労働政策審議会安全衛生分科会はこのほど、厚生労働省が示した労働安全衛生規則などを改正する省令案を了承した。改正労働安全衛生法で新設する個人事業主災害報告について、2027年1月の施行に向けて制度の詳細を定めた。
労働者と同一場所での個人事業主の就業に伴う死傷災害について、直近上位の注文者や災害発生場所管理事業者などに対して、所轄労働基準監督署へ遅滞なく報告することを義務化。個人事業主に対しても、可能な場合は直近上位の注文者などへの災害発生の伝達・報告を義務づけるほか、プライバシーに配慮して脳・心臓疾患と精神障害事案を監督署に直接報告できることも規定した。

また監督署への報告については電子申請によることを原則とした上で、労働者死傷病報告を参考に報告事項を定めた。例えば、報告者に関する情報としては「労働保険番号」「災害場所の事業場や工事名」「元方事業者の名称」など、被災者に関する情報としては「氏名」「傷病名」に加え、「特別加入の状況」などを列挙している。

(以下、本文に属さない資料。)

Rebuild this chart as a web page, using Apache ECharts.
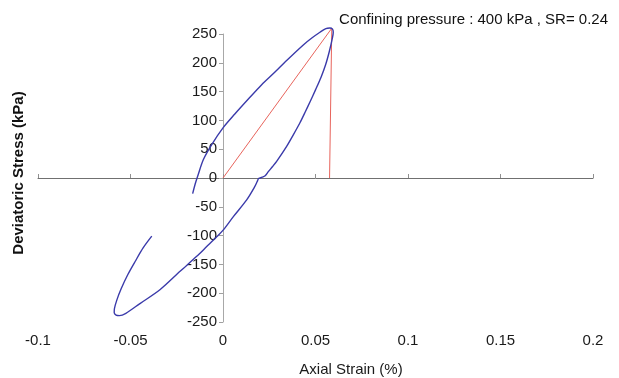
<!DOCTYPE html>
<html>
<head>
<meta charset="utf-8">
<script src="https://cdn.jsdelivr.net/npm/echarts@6/dist/echarts.min.js"></script>
<style>
  html, body { margin: 0; padding: 0; background: #fff; }
  #chart { width: 619px; height: 378px; }
</style>
</head>
<body>
<div id="chart"></div>
<script>
// Hysteresis loop: axial strain (%) vs deviatoric stress (kPa)
const loopStrain = [
  -0.0385, -0.0431, -0.0475, -0.0515, -0.0550, -0.0574, -0.0587, -0.0588, -0.0578, -0.0560,
  -0.0525, -0.0449, -0.0341, -0.0232, -0.0142, -0.0088, -0.0034, 0.0002, 0.0056, 0.0128,
  0.0170, 0.0185, 0.0192, 0.0200, 0.0212, 0.0228, 0.0245, 0.0268, 0.0290, 0.0344,
  0.0380, 0.0416, 0.0445, 0.0470, 0.0500, 0.0530, 0.0555, 0.0575, 0.0590, 0.0596,
  0.0592, 0.0578, 0.0556, 0.0524, 0.0480, 0.0434, 0.0344, 0.0281, 0.0209, 0.0137,
  0.0064, 0.0000, -0.0061, -0.0106, -0.0137, -0.0150, -0.0164
];
const loopStress = [
  -101, -121, -145, -168, -192, -212, -227, -234, -238, -239,
  -235, -218, -194, -162, -136, -119, -102, -90, -67, -38,
  -16, -6, -1, 0, 1.5, 4, 11, 20, 29, 55,
  75, 96, 115, 132, 153, 175, 197, 220, 241, 253,
  258.5, 260.5, 259.5, 253, 243, 231, 204, 184, 162, 137,
  111, 87, 58, 32, 3, -10, -27
];

// Secant line to the peak and its drop back to the strain axis
const secantStrain = [0, 0.0588, 0.0576];
const secantStress = [0, 260, 0];

// Axis ranges and tick spacing
const strainMin = -0.1, strainMax = 0.2, strainStep = 0.05;
const stressMin = -250, stressMax = 250, stressStep = 50;

const titleText = 'Confining pressure : 400 kPa , SR= 0.24';
const xName = 'Axial Strain (%)';
const yName = 'Deviatoric Stress (kPa)';

const pairs = (xs, ys) => xs.map((x, i) => [x, ys[i]]);

const FONT = '"Liberation Sans", Arial, Helvetica, sans-serif';
const GRID = { left: 38, right: 26, top: 34, bottom: 56 };
const gridWidth = 619 - GRID.left - GRID.right;
// shift the labelled stress axis from the grid edge to strain = 0
const stressAxisOffset = -((0 - strainMin) / (strainMax - strainMin)) * gridWidth;

const chart = echarts.init(document.getElementById('chart'), null, { renderer: 'canvas' });

chart.setOption({
  backgroundColor: '#ffffff',
  animation: false,
  title: {
    text: titleText,
    right: 6,
    top: 7,
    textStyle: { fontFamily: FONT, fontSize: 15, fontWeight: 'normal', color: '#111' }
  },
  grid: Object.assign({ containLabel: false }, GRID),
  xAxis: [
    {
      type: 'value', position: 'top',
      min: strainMin, max: strainMax, interval: strainStep,
      axisLine: { show: true, onZero: true, onZeroAxisIndex: 0, lineStyle: { color: '#707070', width: 1 } },
      axisTick: { show: true, inside: false, length: 4, lineStyle: { color: '#909090' } },
      axisLabel: { show: false },
      splitLine: { show: false }
    },
    {
      type: 'value', position: 'bottom',
      min: strainMin, max: strainMax, interval: strainStep,
      axisLine: { show: false, onZero: false },
      axisTick: { show: false },
      axisLabel: { show: true, margin: 11, fontFamily: FONT, fontSize: 15, color: '#1a1a1a' },
      splitLine: { show: false }
    }
  ],
  yAxis: [
    {
      type: 'value', position: 'left',
      min: stressMin, max: stressMax, interval: stressStep,
      axisLine: { show: true, onZero: true, onZeroAxisIndex: 0, lineStyle: { color: '#a8a8a8', width: 1 } },
      axisTick: { show: true, length: 4, lineStyle: { color: '#a0a0a0' } },
      axisLabel: { show: false },
      splitLine: { show: false }
    },
    {
      type: 'value', position: 'left', offset: stressAxisOffset,
      min: stressMin, max: stressMax, interval: stressStep,
      axisLine: { show: false, onZero: false },
      axisTick: { show: false },
      axisLabel: { show: true, margin: 6, fontFamily: FONT, fontSize: 15, color: '#1a1a1a' },
      splitLine: { show: false }
    }
  ],
  graphic: [
    {
      type: 'text', x: 351, y: 370,
      style: { text: xName, font: '15px ' + FONT, fill: '#1a1a1a', textAlign: 'center', textVerticalAlign: 'middle' }
    },
    {
      type: 'text', x: 19, y: 173, rotation: Math.PI / 2,
      style: { text: yName, font: 'bold 15px ' + FONT, fill: '#111', textAlign: 'center', textVerticalAlign: 'middle' }
    }
  ],
  series: [
    {
      type: 'line', xAxisIndex: 0, yAxisIndex: 0,
      data: pairs(secantStrain, secantStress),
      showSymbol: false, clip: false, smooth: false,
      lineStyle: { color: '#e8645c', width: 1 }
    },
    {
      type: 'line', xAxisIndex: 0, yAxisIndex: 0,
      data: pairs(loopStrain, loopStress),
      showSymbol: false, clip: false, smooth: 0.3,
      lineStyle: { color: '#3a3aaa', width: 1.4 }
    }
  ]
});
</script>
</body>
</html>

さらに報告主体に対しては、個人事業主が法令上の義務となる業務上災害の報告を行ったことを理由とした不利益取扱いを禁止する。
安衛則への規定までには至らないものの、制度の円滑な運用に向けて通達も発出する方針。報告主体が災害発生の事実を知り得なかった場合の報告義務や、報告対象とならない休業4日未満の災害の監督署への情報提供の考え方をはじめ、不利益取扱いの具体的内容、個人事業者に報告義務が生じる具体的なケースなどを明確化する。
報告された災害データは、個人情報を除き利活用。災害の分析や防止対策に役立てるほか、公表して業種・業態の災害の傾向を明らかにする。